Hugo and Fixing RSS Errors

Posted on 2nd of February 2024 | 599 words

Somebody contacted me and mentioned that there is something off with my RSS feeds, thanks for that. I don’t know what had happened and when, but for some reason my normal RSS link. Didn’t contain the correct information. It seemed to only contain the summary of the post. I recently did some overhaul in my own Hugo theme and its layouts so most likely I had put something to wrong place while doing that causing this.

When I started looking at what Hugo generated, it seemed that the correct feed was actually located at the root of my site, so topikettunen.com/feed.xml but this isn’t right. I remember making it so at one point that I only generate the feed in the blog section since - personally speaking - I don’t really see the benefit of generating the feed elsewhere.

This seemed to be caused by error in my Hugo configs, which most likely I had accidentally changed at some point. I had to add the following to my config.toml:

[outputs]
  home = ["HTML"]
  section = ["HTML", "RSS"]
  taxonomy = ["HTML"]

This makes it so that Hugo generates only HTML when it comes to home and taxonomy page (so archive and tag for me).
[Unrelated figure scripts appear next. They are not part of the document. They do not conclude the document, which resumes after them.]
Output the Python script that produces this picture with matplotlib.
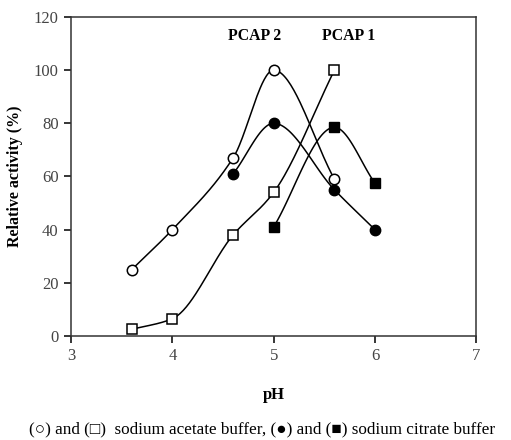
import numpy as np
import matplotlib.pyplot as plt

# pH values and relative activity (%)
ph_acetate = [3.6, 4.0, 4.6, 5.0, 5.6]
act_circle_open = [25, 40, 67, 100, 59]      # PCAP 2, sodium acetate
act_square_open = [2.5, 6.5, 38, 54, 100]     # PCAP 1, sodium acetate
ph_citrate_c = [4.6, 5.0, 5.6, 6.0]
act_circle_fill = [61, 80, 55, 40]            # PCAP 2, sodium citrate
ph_citrate_s = [5.0, 5.6, 6.0]
act_square_fill = [41, 78.5, 57.5]            # PCAP 1, sodium citrate


def smooth(x, y, n=40):
    # monotone cubic (pchip-like) curve through the points
    x = np.asarray(x, float)
    y = np.asarray(y, float)
    h = np.diff(x)
    d = np.diff(y) / h
    m = np.zeros_like(y)
    for k in range(1, len(x) - 1):
        if d[k - 1] * d[k] > 0:
            w1 = 2 * h[k] + h[k - 1]
            w2 = h[k] + 2 * h[k - 1]
            m[k] = (w1 + w2) / (w1 / d[k - 1] + w2 / d[k])
    m[0] = d[0]
    m[-1] = d[-1]
    xs, ys = [], []
    t = np.linspace(0, 1, n)
    for k in range(len(x) - 1):
        h00 = 2 * t**3 - 3 * t**2 + 1
        h10 = t**3 - 2 * t**2 + t
        h01 = -2 * t**3 + 3 * t**2
        h11 = t**3 - t**2
        xs.extend(x[k] + t * h[k])
        ys.extend(h00 * y[k] + h10 * h[k] * m[k] + h01 * y[k + 1] + h11 * h[k] * m[k + 1])
    return xs, ys


plt.rcParams['font.family'] = ['Liberation Serif', 'DejaVu Serif']
fig = plt.figure(figsize=(5.11, 4.40), dpi=100)
ax = fig.add_axes([0.139, 0.2364, 0.793, 0.725])

for x, y in [(ph_acetate, act_circle_open), (ph_acetate, act_square_open),
             (ph_citrate_c, act_circle_fill), (ph_citrate_s, act_square_fill)]:
    sx, sy = smooth(x, y)
    ax.plot(sx, sy, color='black', lw=1.1, zorder=2)

ax.plot(ph_acetate, act_circle_open, 'o', ms=7.5, mfc='white', mec='black', mew=1.1, zorder=3)
ax.plot(ph_acetate, act_square_open, 's', ms=7.5, mfc='white', mec='black', mew=1.1, zorder=3)
ax.plot(ph_citrate_c, act_circle_fill, 'o', ms=7.5, mfc='black', mec='black', zorder=3)
ax.plot(ph_citrate_s, act_square_fill, 's', ms=7.5, mfc='black', mec='black', zorder=3)

ax.text(4.81, 113, 'PCAP 2', ha='center', va='center', fontsize=11.3, fontweight='bold')
ax.text(5.74, 113, 'PCAP 1', ha='center', va='center', fontsize=11.3, fontweight='bold')

ax.set_xlim(3, 7)
ax.set_ylim(0, 120)
ax.set_xticks([3, 4, 5, 6, 7])
ax.set_yticks([0, 20, 40, 60, 80, 100, 120])
ax.tick_params(labelsize=12, labelcolor='#444444', length=5, width=1.1, direction='out', pad=4)
for s in ax.spines.values():
    s.set_linewidth(1.1)
    s.set_color('#333333')

ax.set_xlabel('pH', fontsize=12, fontweight='bold', labelpad=16)
ax.set_ylabel('Relative activity (%)', fontsize=11.5, fontweight='bold', labelpad=8)

fig.text(0.513, 0.025, '(\u25cb) and (\u25a1)  sodium acetate buffer, (\u25cf) and (\u25a0) sodium citrate buffer',
         ha='center', va='center', fontsize=12.3)

fig.savefig('out.png', dpi=100)
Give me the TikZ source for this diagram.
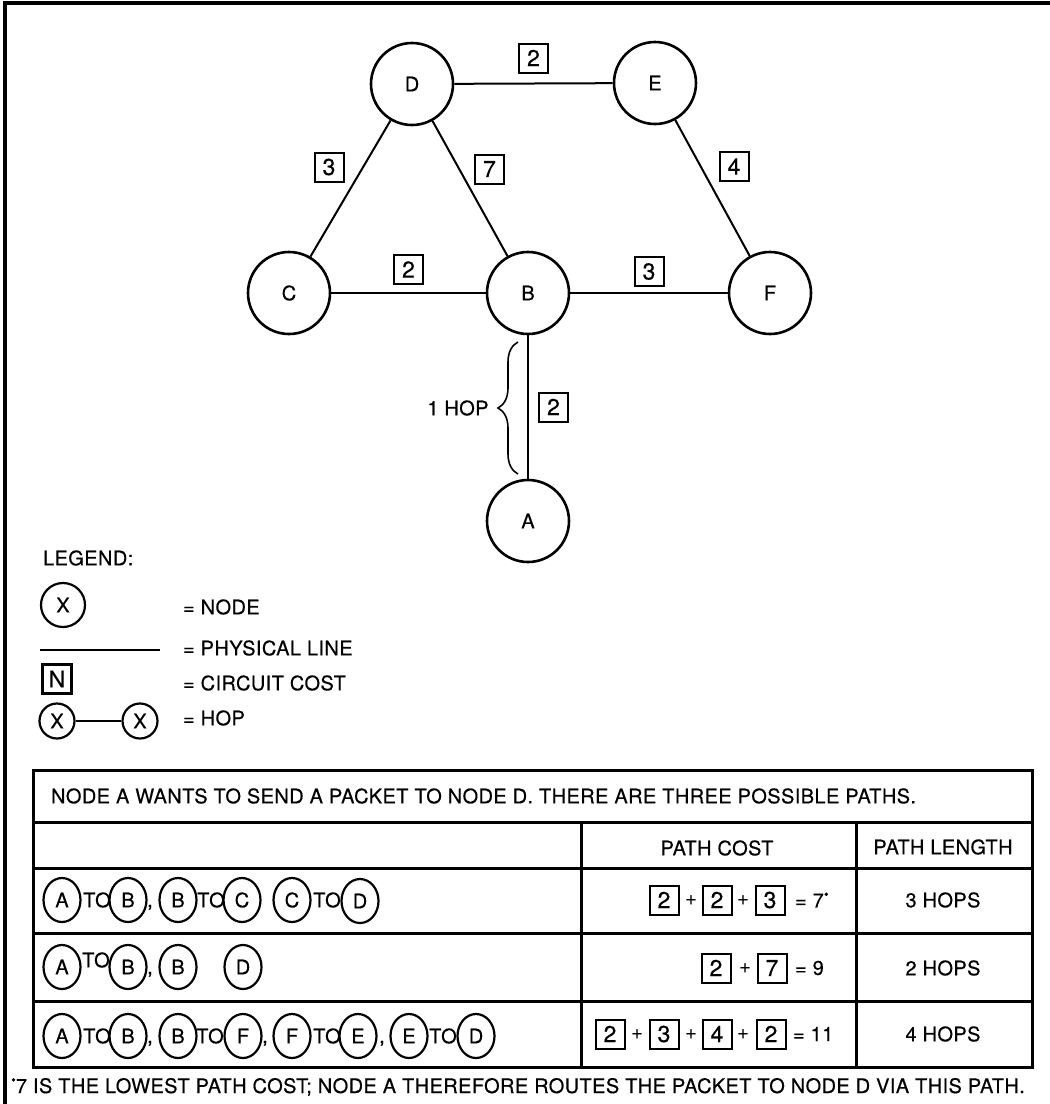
\documentclass[tikz,border=0pt]{standalone}
\usepackage{fontspec}
\setmainfont[LetterSpace=2,FakeBold=0.4]{TeX Gyre Heros}
\usetikzlibrary{shapes.geometric,decorations.pathreplacing}

\tikzset{
  host/.style={circle,draw,line width=1.3pt,minimum size=41pt,inner sep=0pt},
  cost/.style={draw,line width=1pt,minimum size=14.5pt,inner sep=0pt,font=\fontsize{11.5}{12}\selectfont},
  hopnode/.style={ellipse,draw,line width=1.1pt,minimum width=18.5pt,minimum height=22pt,inner sep=0pt},
  link/.style={line width=1pt},
  rule/.style={line width=1.5pt}
}
\newcommand{\dotmark}{\raisebox{.8ex}{\scriptsize\textbullet}}

\begin{document}
\begin{tikzpicture}[x=0.5pt,y=-0.5pt,font=\fontsize{10}{12}\selectfont]
  \useasboundingbox (0,0) rectangle (1050,1104);
  \draw[line width=1.6pt] (5,1104) -- (5,3) -- (1050,3);

  % network
  \node[host] (D) at (412,84) {D};
  \node[host] (E) at (655,83) {E};
  \node[host] (C) at (289,293) {C};
  \node[host] (B) at (528,293) {B};
  \node[host] (F) at (770,293) {F};
  \node[host] (A) at (528,521) {A};
  \path[link] (D) edge node[cost,above=5pt] {2} (E);
  \path[link] (D) edge node[cost,above left=3pt] {3} (C);
  \path[link] (D) edge node[cost,above right=2pt] {7} (B);
  \path[link] (E) edge node[cost,above right=3pt] {4} (F);
  \path[link] (C) edge node[cost,above=4pt] {2} (B);
  \path[link] (B) edge node[cost,above=3pt] {3} (F);
  \path[link] (B) edge node[cost,right=5pt] {2} (A);
  \coordinate (h1) at (518,474);
  \coordinate (h2) at (518,342);
  \draw[decorate,decoration={brace,amplitude=10pt},line width=0.8pt] (h1) -- (h2)
    node[midway,left=11pt] (hop) {1 HOP};

  % legend
  \node[anchor=west] (lgd) at (36,558) {LEGEND:};
  \node[host,minimum size=22pt,line width=1.1pt] (lx) at (63,605) {X};
  \node[anchor=west] (lxt) at (176,607) {= NODE};
  \coordinate (ll1) at (40,650);
  \coordinate (ll2) at (160,650);
  \draw[link] (ll1) -- (ll2);
  \node[anchor=west] (llt) at (176,648) {= PHYSICAL LINE};
  \node[cost,line width=1.6pt] (lc) at (57,679) {N};
  \node[anchor=west] (lct) at (176,683) {= CIRCUIT COST};
  \node[host,minimum size=17.5pt,line width=1.1pt] (lh1) at (57,721) {X};
  \node[host,minimum size=17.5pt,line width=1.1pt] (lh2) at (140,721) {X};
  \draw[link] (lh1) -- (lh2);
  \node[anchor=west] (lht) at (176,718) {= HOP};

  % table
  \draw[rule] (33,770) rectangle (1032,1067);
  \draw[rule] (33,822) -- (1032,822);
  \draw[rule] (33,868) -- (1032,868);
  \draw[rule] (33,933) -- (1032,933);
  \draw[rule] (33,1001) -- (1032,1001);
  \draw[rule] (581,822) -- (581,1067);
  \draw[rule] (856,822) -- (856,1067);
  \node[anchor=west] (hdr) at (44,796) {NODE A WANTS TO SEND A PACKET TO NODE D. THERE ARE THREE POSSIBLE PATHS.};
  \node (pc) at (717,848) {PATH COST};
  \node (pl) at (943,847) {PATH LENGTH};

  % path 1
  \node[hopnode] (r1a) at (62,900) {A};
  \node (r1t1) at (97,900) {TO};
  \node[hopnode] (r1b) at (128,900) {B};
  \node[anchor=base] (r1k1) at (150,907) {,};
  \node[hopnode] (r1b2) at (178,900) {B};
  \node (r1t2) at (211,900) {TO};
  \node[hopnode] (r1c) at (242,900) {C};
  \node[hopnode] (r1c2) at (292,900) {C};
  \node (r1t3) at (327,900) {TO};
  \node[hopnode] (r1d) at (360,901) {D};
  \node[cost] (p1a) at (664,900) {2};
  \node (p1s1) at (691,900) {+};
  \node[cost] (p1b) at (717,900) {2};
  \node (p1s2) at (743,900) {+};
  \node[cost] (p1c) at (770,900) {3};
  \node[anchor=west] (p1r) at (788,900) {= 7\dotmark};
  \node (l1) at (943,900) {3 HOPS};

  % path 2
  \node[hopnode] (r2a) at (62,967) {A};
  \node (r2t1) at (96,960) {TO};
  \node[hopnode] (r2b) at (128,967) {B};
  \node[anchor=base] (r2k1) at (150,974) {,};
  \node[hopnode] (r2b2) at (178,967) {B};
  \node[hopnode] (r2d) at (243,967) {D};
  \node[cost] (p2a) at (716,968) {2};
  \node (p2s1) at (745,968) {+};
  \node[cost] (p2b) at (772,968) {7};
  \node[anchor=west] (p2r) at (788,968) {= 9};
  \node (l2) at (943,968) {2 HOPS};

  % path 3
  \node[hopnode] (r3a) at (62,1036) {A};
  \node (r3t1) at (97,1036) {TO};
  \node[hopnode] (r3b) at (128,1036) {B};
  \node[anchor=base] (r3k1) at (150,1043) {,};
  \node[hopnode] (r3b2) at (178,1036) {B};
  \node (r3t2) at (210,1036) {TO};
  \node[hopnode] (r3f) at (243,1036) {F};
  \node[anchor=base] (r3k2) at (265,1043) {,};
  \node[hopnode] (r3f2) at (292,1036) {F};
  \node (r3t3) at (327,1036) {TO};
  \node[hopnode] (r3e) at (358,1036) {E};
  \node[anchor=base] (r3k3) at (382,1043) {,};
  \node[hopnode] (r3e2) at (409,1036) {E};
  \node (r3t4) at (443,1036) {TO};
  \node[hopnode] (r3d) at (476,1036) {D};
  \node[cost] (p3a) at (610,1034) {2};
  \node (p3s1) at (637,1034) {+};
  \node[cost] (p3b) at (664,1034) {3};
  \node (p3s2) at (691,1034) {+};
  \node[cost] (p3c) at (717,1034) {4};
  \node (p3s3) at (743,1034) {+};
  \node[cost] (p3d) at (771,1034) {2};
  \node[anchor=west] (p3r) at (786,1034) {= 11};
  \node (l3) at (943,1034) {4 HOPS};

  \node[anchor=west] (fn) at (4,1087) {\dotmark7 IS THE LOWEST PATH COST; NODE A THEREFORE ROUTES THE PACKET TO NODE D VIA THIS PATH.};
\end{tikzpicture}
\end{document}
In section, like blog , it’ll generate HTML and RSS. So that was fixed.

Like I mentioned above, the RSS feed generated under section was still wrong since it only contained the summary. In my Hugo theme, I had already created a custom layouts/index.rss.xml in there with the change:

-<description>{{ .Summary | html }}</description>
+<description>{{ .Content | safeHTML }}</description>

So that it’ll generate the whole content in there instead of summary, which Hugo does by default. Unfortunately, this was one was in the wrong place for section RSS. It should be in layouts/section/section.rss.xml, and then it works fine!

Also having full content under description in the RSS XML seems quite odd so I fixed it to look like:

<description>{{ .Summary | html }}</description>
<content:encoded>{{ .Content | html }}</content:encoded>

To have both in their own correct fields.

I also noticed that my custom notice shortcode looked quite ugly in the RSS feed. The way I had done this shortcode was the having the following in layouts/shortcodes/notice.html:

<table class="notice">
  <tbody>
    <tr>
      <td>
        {{ .Inner }}
      </td>
    </tr>
  </tbody>
</table>

I know, this probably could be done with something else than table, but hey, I’m not a designer.

Which I then would call in my Markdown files like:

{{< notice >}}
<strong>Plug</strong>: <a href="https://git.sr.ht/~tok/sila" target="_blank">Follow the Sila development here.</a>
{{< /notice >}}

Also while writing this, I learned how to escape shortcodes in Hugo in case you want to use them in write them in your Markdown, but not actually use them. You need wrap the short code inside {{</* notice */>}}.

But unfortunately it would just generate that in the beginning of the RSS content without proper HTML tags etc. So instead of using the notice as a shortcode, I removed the shortcodes from Markdown and just added the following to my layouts/_default/single.html:

{{ if in .Params.tag "sila"}}
<table class="notice">
  <tbody>
    <tr>
      <td>
        <strong>Plug</strong>: <a href="https://git.sr.ht/~tok/sila" target="_blank">Follow the Sila development here.</a>
      </td>
    </tr>
  </tbody>
</table>
{{ end }}

This only works when blog has a tag sila in it. Of course, if I would like to use such a notice in some other posts, this wouldn’t work, but for now, it’s good enough for me. This way also Hugo doesn’t include the notice in the generated RSS, making the feed look little bit neater!

But hey, at least now the RSS feed should be working how it should!